The power of the individual user has never been magnified with yet another tool, blogs. The phenomenal surge in the number of bloggers has taken the internet by storm. Blogherald’s count as of July 2005 was at least 70 million blogs. Worldwide. And nothing is more powerful and effective than word of mouth and blogs has now become a voice and a force to reckon with as proven during the last US Presidential elections.
Stephen Baker and Heather Green of Business Week Magazine had the right idea when they said Look past the yakkers, hobbyists, and political mobs. Your customers and rivals are figuring blogs out. Our advice: Catch up...or catch you later… No wonder everybody’s scrambling to jump on the bandwagon.

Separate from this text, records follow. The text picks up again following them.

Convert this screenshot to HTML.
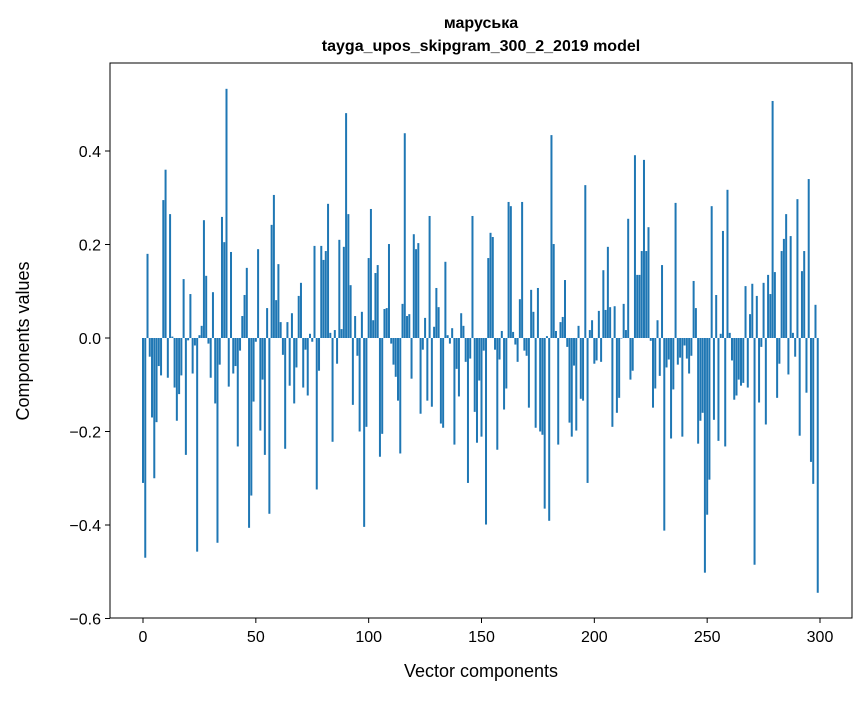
<!DOCTYPE html>
<html><head><meta charset="utf-8"><style>
body{margin:0;background:#fff;}
svg text{font-family:"Liberation Sans","DejaVu Sans",sans-serif;fill:#000;}
</style></head><body>
<svg id="chart" width="867" height="696" xmlns="http://www.w3.org/2000/svg">
<rect width="867" height="696" fill="#fff"/>
<text x="481" y="28" font-size="16" font-weight="bold" text-anchor="middle">маруська</text>
<text x="481" y="51" font-size="16" font-weight="bold" text-anchor="middle">tayga_upos_skipgram_300_2_2019 model</text>
<g id="bars"></g>
<g id="axes"></g>
<text x="481" y="677" font-size="18" text-anchor="middle">Vector components</text>
<text x="0" y="0" font-size="18" text-anchor="middle" transform="translate(29,341) rotate(-90)">Components values</text>
</svg>
<script>
const values = [
-0.31,-0.47,0.18,-0.04,-0.17,-0.30,-0.18,-0.06,-0.08,0.295,
0.36,-0.085,0.265,0.003,-0.106,-0.177,-0.12,-0.08,0.126,-0.25,
-0.005,0.094,-0.076,-0.016,-0.457,0.006,0.026,0.252,0.133,-0.012,
-0.085,0.098,-0.14,-0.438,-0.057,0.259,0.205,0.533,-0.104,0.184,
-0.076,-0.06,-0.232,-0.027,0.047,0.092,0.15,-0.406,-0.337,-0.136,
-0.008,0.19,-0.198,-0.089,-0.25,0.064,-0.376,0.242,0.306,0.081,
0.158,0.034,-0.036,-0.237,0.034,-0.102,0.053,-0.14,-0.063,0.09,
0.118,-0.106,-0.025,-0.123,0.009,-0.008,0.197,-0.324,-0.07,0.197,
0.167,0.186,0.287,0.011,-0.222,0.017,-0.055,0.21,0.019,0.195,
0.481,0.265,0.113,-0.143,0.047,-0.038,-0.2,0.056,-0.404,-0.19,
0.171,0.276,0.038,0.139,0.156,-0.254,-0.205,0.062,0.064,0.201,
-0.012,-0.057,-0.083,-0.134,-0.247,0.073,0.438,0.047,0.051,-0.087,
0.222,0.19,0.203,-0.162,-0.025,0.043,-0.134,0.261,-0.147,0.024,
0.107,0.066,-0.183,-0.192,0.163,0.006,-0.012,0.021,-0.228,-0.066,
-0.125,0.053,0.026,-0.051,-0.31,-0.044,0.261,-0.158,-0.224,-0.091,
-0.211,-0.027,-0.399,0.171,0.225,0.216,-0.025,-0.239,-0.046,0.015,
-0.153,-0.108,0.291,0.282,0.013,-0.014,-0.051,0.083,0.291,-0.027,
-0.038,-0.149,0.103,0.056,-0.192,0.107,-0.2,-0.207,-0.365,0.004,
-0.391,0.434,0.201,0.015,-0.228,0.034,0.045,0.124,-0.019,-0.181,
-0.211,-0.059,-0.198,0.026,-0.13,-0.134,0.327,-0.31,0.017,0.038,
-0.055,-0.048,0.058,-0.051,0.145,0.06,0.195,0.066,-0.19,0.068,
-0.16,-0.128,-0.001,0.073,0.017,0.255,-0.089,-0.07,0.391,0.135,
0.135,0.186,0.381,0.186,0.237,-0.006,-0.149,-0.108,0.038,-0.081,
0.156,-0.412,-0.063,-0.046,-0.215,-0.11,0.289,-0.057,-0.042,-0.211,
-0.016,-0.044,-0.076,-0.038,0.122,0.064,-0.226,-0.177,-0.16,-0.502,
-0.378,-0.303,0.282,-0.175,0.092,-0.22,0.009,0.229,-0.232,0.317,
0.011,-0.048,-0.132,-0.123,-0.089,-0.102,-0.096,0.111,-0.106,0.051,
0.116,-0.485,0.09,-0.138,-0.019,0.118,-0.185,0.135,0.094,0.507,
0.141,-0.128,-0.055,0.186,0.212,0.265,-0.078,0.218,0.011,-0.04,
0.297,-0.209,0.143,0.186,-0.117,0.34,-0.265,-0.312,0.071,-0.545
];
const xTicks = [0,50,100,150,200,250,300];
const yTicks = [0.4,0.2,0.0,-0.2,-0.4,-0.6];
const yTickLabels = ["0.4","0.2","0.0","\u22120.2","\u22120.4","\u22120.6"];

const L=110,T=63,R=852,B=618;
const x = v => 143 + v*(677/300);
const y = v => 338 - v*467.5;
const NS="http://www.w3.org/2000/svg";
const bars=document.getElementById('bars');
const bw=2.0;
values.forEach((v,i)=>{
  const r=document.createElementNS(NS,'rect');
  
  
  const y0=y(0), yv=y(v);
  r.setAttribute('x',x(i)-bw/2);
  r.setAttribute('y',Math.min(y0,yv));
  r.setAttribute('width',bw);
  r.setAttribute('height',Math.abs(yv-y0));
  r.setAttribute('fill','#1f77b4');
  bars.appendChild(r);
});
const axes=document.getElementById('axes');
function add(tag,attrs,text){const e=document.createElementNS(NS,tag);for(const k in attrs)e.setAttribute(k,attrs[k]);if(text!==undefined)e.textContent=text;axes.appendChild(e);return e;}
const frame=add('rect',{x:L,y:T,width:R-L,height:B-T,fill:'none',stroke:'#000','stroke-width':1});


xTicks.forEach(t=>{
  const l=add('line',{x1:x(t),x2:x(t),y1:B,y2:B+5,stroke:'#000'});
  
  
  const tx=add('text',{x:x(t),y:B+24,'font-size':16,'text-anchor':'middle'},String(t));
  
  
});
yTicks.forEach((t,i)=>{
  const l=add('line',{x1:L-5,x2:L,y1:y(t),y2:y(t),stroke:'#000'});
  
  
  const tx=add('text',{x:L-9,y:y(t)+6,'font-size':16,'text-anchor':'end'},yTickLabels[i]);
  
  
});
</script>
</body></html>
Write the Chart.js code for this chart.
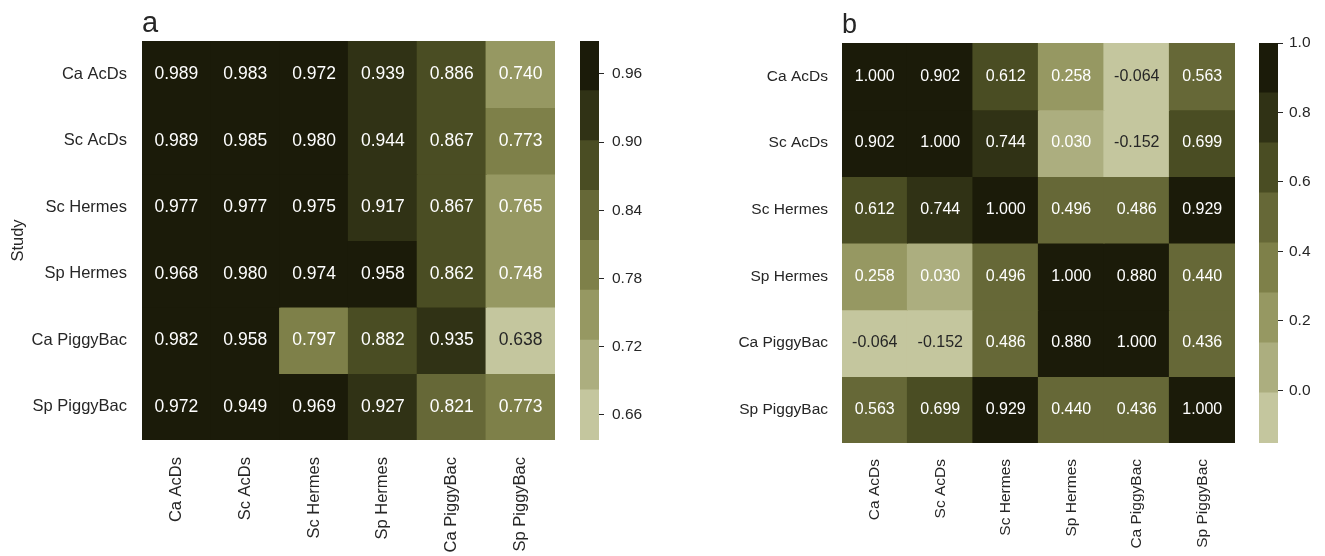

Glenn Reynolds has made an interesting analogy between journalism and making beer to demonstrate the power of blogging and how it has shaken the mainstream media. Even without formal training and using cheap equipment, almost anyone can make beer. The quality may be variable, but the best home-brews are tastier than the stuff you see advertised during the Super Bowl. This is because big brewers, particularly in America, have long aimed to reach the largest market by pushing bland brands that offend no one. The rise of home-brewing, however, has forced them to create “micro-brews” that actually taste of something.
And in every region in the world, home-brewed beers are the ones that get the largest slice of the cake. Here in Manila, Heineken, Budweiser and other brands have tried to get their own slice of the cake too but they just couldn’t compete with our San Miguel and sister brand Red Horse. So is the case in China. In Germany. Or anywhere for that matter. The thing is, home-brewed beer has the inherent and distinctive taste that is and will always be preferred by any local community.
I think I have to sample different kinds of beer to discover the compelling reason behind a community’s loyalty to their own beer. And see if the same can be applied to online communities. San Miguel anyone?